>>>>
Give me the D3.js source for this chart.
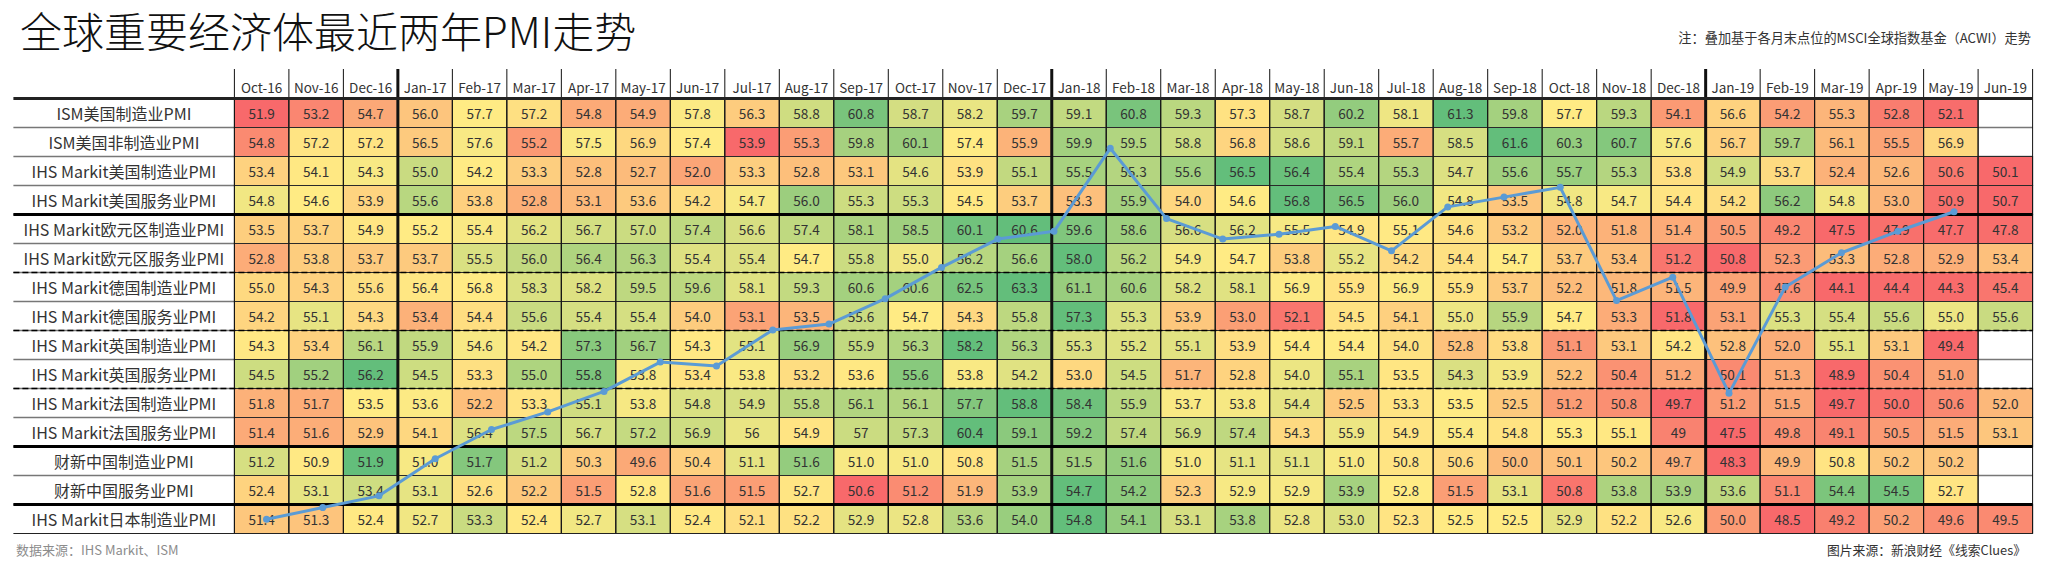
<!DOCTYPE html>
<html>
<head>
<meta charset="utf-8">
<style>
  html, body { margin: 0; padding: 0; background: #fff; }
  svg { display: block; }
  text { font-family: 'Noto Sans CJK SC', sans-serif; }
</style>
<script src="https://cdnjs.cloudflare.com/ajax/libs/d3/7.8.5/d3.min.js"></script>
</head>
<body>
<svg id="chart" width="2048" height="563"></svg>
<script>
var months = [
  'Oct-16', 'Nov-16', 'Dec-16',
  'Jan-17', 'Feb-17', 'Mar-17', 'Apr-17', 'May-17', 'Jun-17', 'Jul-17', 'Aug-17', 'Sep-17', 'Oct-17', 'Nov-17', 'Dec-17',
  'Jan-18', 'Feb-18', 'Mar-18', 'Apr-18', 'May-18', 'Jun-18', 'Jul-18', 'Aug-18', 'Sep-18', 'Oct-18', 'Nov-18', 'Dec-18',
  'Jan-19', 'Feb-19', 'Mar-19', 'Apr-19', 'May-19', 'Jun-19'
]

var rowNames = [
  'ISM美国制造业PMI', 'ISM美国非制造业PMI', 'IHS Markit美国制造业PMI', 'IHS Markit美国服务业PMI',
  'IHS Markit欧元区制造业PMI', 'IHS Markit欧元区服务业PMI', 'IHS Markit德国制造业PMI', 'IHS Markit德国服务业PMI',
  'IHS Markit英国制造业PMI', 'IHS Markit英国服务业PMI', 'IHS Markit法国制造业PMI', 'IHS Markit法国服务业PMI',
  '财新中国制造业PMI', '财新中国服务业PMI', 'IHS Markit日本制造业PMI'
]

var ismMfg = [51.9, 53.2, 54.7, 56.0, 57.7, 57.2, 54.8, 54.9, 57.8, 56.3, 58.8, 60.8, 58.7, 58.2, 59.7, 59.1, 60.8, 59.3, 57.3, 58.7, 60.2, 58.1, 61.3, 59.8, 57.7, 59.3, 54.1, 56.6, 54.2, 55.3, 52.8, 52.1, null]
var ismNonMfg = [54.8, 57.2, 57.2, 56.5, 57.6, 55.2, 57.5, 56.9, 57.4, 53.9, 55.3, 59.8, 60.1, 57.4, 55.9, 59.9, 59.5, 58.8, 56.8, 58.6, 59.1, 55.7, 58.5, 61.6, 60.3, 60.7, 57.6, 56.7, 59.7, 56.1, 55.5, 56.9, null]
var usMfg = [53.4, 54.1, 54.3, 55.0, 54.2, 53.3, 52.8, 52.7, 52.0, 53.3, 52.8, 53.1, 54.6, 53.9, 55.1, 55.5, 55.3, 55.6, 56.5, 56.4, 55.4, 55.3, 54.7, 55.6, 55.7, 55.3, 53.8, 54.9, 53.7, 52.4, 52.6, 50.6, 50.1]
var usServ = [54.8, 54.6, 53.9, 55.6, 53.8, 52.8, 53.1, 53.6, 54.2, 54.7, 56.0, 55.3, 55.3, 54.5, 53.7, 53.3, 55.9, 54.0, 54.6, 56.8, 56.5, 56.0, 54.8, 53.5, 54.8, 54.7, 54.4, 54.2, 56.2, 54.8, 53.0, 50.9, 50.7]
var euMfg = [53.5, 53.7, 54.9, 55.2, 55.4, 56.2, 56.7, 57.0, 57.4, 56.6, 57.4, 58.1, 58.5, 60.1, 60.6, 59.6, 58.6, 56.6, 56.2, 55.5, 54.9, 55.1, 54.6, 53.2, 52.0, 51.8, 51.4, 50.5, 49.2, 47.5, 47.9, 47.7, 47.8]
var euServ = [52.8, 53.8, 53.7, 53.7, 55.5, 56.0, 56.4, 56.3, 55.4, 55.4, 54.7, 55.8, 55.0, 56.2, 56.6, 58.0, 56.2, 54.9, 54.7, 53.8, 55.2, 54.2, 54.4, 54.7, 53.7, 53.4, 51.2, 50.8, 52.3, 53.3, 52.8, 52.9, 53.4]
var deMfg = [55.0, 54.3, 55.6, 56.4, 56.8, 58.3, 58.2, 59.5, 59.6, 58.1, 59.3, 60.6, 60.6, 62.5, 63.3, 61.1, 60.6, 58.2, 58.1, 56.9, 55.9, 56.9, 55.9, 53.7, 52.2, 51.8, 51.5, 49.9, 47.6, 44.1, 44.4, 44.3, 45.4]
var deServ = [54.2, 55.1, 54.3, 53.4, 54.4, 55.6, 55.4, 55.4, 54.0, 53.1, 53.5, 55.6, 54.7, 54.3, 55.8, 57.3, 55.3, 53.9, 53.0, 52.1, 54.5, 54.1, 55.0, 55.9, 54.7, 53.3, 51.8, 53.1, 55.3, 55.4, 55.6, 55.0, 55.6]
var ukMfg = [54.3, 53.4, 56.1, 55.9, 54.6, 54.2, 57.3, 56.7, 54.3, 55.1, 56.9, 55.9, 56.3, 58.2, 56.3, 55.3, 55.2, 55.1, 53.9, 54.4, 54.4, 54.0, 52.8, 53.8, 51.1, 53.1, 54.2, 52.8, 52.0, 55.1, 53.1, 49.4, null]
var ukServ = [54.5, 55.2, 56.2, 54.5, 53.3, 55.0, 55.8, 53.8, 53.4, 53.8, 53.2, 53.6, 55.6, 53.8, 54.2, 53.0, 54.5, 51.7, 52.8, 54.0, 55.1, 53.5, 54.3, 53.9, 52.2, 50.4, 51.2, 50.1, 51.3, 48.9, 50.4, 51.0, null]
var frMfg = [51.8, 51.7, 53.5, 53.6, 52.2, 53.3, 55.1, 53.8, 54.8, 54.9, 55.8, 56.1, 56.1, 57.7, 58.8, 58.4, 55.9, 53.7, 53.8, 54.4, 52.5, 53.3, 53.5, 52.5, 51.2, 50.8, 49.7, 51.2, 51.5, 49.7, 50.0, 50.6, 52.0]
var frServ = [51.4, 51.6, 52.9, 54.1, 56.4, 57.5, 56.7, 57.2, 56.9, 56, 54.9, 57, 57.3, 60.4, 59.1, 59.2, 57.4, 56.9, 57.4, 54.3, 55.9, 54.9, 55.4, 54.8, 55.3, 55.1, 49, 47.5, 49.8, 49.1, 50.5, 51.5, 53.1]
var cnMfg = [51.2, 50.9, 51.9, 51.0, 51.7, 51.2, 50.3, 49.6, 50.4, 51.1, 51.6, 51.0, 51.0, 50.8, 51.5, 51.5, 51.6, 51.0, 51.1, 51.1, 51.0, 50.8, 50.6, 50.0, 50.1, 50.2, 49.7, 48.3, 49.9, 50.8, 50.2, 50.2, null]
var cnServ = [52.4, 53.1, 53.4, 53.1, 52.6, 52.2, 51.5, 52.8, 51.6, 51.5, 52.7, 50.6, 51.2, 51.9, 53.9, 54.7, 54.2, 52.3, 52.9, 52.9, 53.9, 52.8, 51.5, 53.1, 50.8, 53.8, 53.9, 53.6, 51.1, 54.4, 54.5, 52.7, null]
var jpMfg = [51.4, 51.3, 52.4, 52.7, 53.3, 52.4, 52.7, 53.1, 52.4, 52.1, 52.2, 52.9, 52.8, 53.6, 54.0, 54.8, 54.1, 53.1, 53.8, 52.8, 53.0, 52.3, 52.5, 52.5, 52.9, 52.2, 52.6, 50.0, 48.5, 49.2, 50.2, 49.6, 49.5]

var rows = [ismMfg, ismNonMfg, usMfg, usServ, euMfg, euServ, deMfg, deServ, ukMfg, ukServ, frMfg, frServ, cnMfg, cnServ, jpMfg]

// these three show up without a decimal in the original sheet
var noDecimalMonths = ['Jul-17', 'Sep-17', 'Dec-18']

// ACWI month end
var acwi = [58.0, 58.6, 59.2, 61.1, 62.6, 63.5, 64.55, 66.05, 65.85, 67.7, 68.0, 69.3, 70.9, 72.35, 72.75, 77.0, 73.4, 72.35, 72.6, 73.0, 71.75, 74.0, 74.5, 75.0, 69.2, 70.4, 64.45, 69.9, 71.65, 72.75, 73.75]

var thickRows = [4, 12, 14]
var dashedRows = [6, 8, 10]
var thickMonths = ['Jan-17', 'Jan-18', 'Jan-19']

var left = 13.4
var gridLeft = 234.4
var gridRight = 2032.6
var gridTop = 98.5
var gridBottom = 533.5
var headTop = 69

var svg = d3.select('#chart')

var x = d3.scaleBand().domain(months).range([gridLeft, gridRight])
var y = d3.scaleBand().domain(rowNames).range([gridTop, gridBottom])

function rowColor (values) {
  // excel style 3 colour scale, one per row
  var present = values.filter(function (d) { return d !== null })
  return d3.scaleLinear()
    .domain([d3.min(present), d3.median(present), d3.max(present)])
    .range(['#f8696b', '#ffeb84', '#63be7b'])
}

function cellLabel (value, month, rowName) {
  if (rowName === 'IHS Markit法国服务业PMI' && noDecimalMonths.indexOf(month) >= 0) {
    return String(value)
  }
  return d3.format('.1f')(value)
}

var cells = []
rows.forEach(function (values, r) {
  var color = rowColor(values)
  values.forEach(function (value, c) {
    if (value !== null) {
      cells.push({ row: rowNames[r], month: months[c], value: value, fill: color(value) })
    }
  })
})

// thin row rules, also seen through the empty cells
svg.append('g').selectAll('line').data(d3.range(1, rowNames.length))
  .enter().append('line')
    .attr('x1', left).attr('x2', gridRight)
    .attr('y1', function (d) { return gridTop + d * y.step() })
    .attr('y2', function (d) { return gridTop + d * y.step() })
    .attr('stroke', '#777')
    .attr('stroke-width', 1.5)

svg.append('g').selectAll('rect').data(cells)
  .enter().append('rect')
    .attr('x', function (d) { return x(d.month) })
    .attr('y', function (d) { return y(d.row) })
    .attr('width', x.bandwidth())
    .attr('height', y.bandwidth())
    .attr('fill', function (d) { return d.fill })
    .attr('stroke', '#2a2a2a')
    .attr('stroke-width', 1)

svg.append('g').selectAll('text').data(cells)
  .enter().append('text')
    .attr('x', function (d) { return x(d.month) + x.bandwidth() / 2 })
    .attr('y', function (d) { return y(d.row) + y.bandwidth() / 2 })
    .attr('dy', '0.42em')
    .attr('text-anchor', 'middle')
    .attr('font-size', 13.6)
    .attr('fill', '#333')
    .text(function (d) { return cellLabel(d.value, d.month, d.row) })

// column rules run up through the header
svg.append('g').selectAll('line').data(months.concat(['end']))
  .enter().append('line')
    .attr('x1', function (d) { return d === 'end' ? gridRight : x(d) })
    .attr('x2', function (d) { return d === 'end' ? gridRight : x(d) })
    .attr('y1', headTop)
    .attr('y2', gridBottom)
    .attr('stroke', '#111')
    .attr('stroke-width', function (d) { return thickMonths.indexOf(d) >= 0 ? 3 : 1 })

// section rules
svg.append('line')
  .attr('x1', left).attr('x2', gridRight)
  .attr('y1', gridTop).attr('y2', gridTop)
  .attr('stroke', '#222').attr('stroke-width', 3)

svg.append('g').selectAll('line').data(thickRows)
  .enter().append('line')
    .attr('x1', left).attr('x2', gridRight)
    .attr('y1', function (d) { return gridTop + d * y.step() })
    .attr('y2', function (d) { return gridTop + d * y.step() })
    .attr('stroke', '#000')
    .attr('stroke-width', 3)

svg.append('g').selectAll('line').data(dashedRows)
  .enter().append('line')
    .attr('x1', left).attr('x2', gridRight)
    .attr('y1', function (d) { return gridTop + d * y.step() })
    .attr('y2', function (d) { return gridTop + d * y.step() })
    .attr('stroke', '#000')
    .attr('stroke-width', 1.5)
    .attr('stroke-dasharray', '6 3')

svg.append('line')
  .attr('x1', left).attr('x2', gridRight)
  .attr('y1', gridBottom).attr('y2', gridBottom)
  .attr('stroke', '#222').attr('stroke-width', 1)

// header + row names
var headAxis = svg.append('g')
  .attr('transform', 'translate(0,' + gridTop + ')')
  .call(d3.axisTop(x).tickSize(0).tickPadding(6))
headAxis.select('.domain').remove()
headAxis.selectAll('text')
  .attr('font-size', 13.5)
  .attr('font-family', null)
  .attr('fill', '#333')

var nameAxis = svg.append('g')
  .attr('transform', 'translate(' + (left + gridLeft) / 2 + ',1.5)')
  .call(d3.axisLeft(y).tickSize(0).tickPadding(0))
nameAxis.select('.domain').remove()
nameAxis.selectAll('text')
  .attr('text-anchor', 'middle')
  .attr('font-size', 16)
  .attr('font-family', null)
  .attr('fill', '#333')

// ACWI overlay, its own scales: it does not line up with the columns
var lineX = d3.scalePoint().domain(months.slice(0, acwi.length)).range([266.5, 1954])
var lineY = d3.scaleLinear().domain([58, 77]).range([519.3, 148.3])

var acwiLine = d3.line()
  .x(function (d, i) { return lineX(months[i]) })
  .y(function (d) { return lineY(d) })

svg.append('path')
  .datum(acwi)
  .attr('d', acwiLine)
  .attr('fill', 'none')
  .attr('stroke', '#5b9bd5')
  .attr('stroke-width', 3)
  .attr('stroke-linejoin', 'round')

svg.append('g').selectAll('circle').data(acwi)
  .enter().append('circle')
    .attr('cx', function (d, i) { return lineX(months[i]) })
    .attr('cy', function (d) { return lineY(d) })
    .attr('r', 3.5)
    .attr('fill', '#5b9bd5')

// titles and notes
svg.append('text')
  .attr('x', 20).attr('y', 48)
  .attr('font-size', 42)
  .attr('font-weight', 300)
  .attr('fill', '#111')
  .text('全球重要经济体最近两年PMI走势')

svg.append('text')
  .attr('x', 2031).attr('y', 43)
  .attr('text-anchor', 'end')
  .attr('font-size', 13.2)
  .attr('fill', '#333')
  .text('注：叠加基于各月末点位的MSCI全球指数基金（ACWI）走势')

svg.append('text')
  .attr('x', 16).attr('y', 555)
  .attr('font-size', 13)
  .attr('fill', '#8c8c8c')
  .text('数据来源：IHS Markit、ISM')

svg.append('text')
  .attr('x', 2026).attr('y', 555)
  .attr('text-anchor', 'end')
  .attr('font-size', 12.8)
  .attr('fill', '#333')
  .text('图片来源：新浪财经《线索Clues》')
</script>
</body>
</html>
<<<<
- **TASK**:
Copy each line of the listing that holds the word "chart".

- **REPLY TO THE EXERCISE**:
Give me the D3.js source for this chart.
<svg id="chart" width="2048" height="563"></svg>
var svg = d3.select('#chart')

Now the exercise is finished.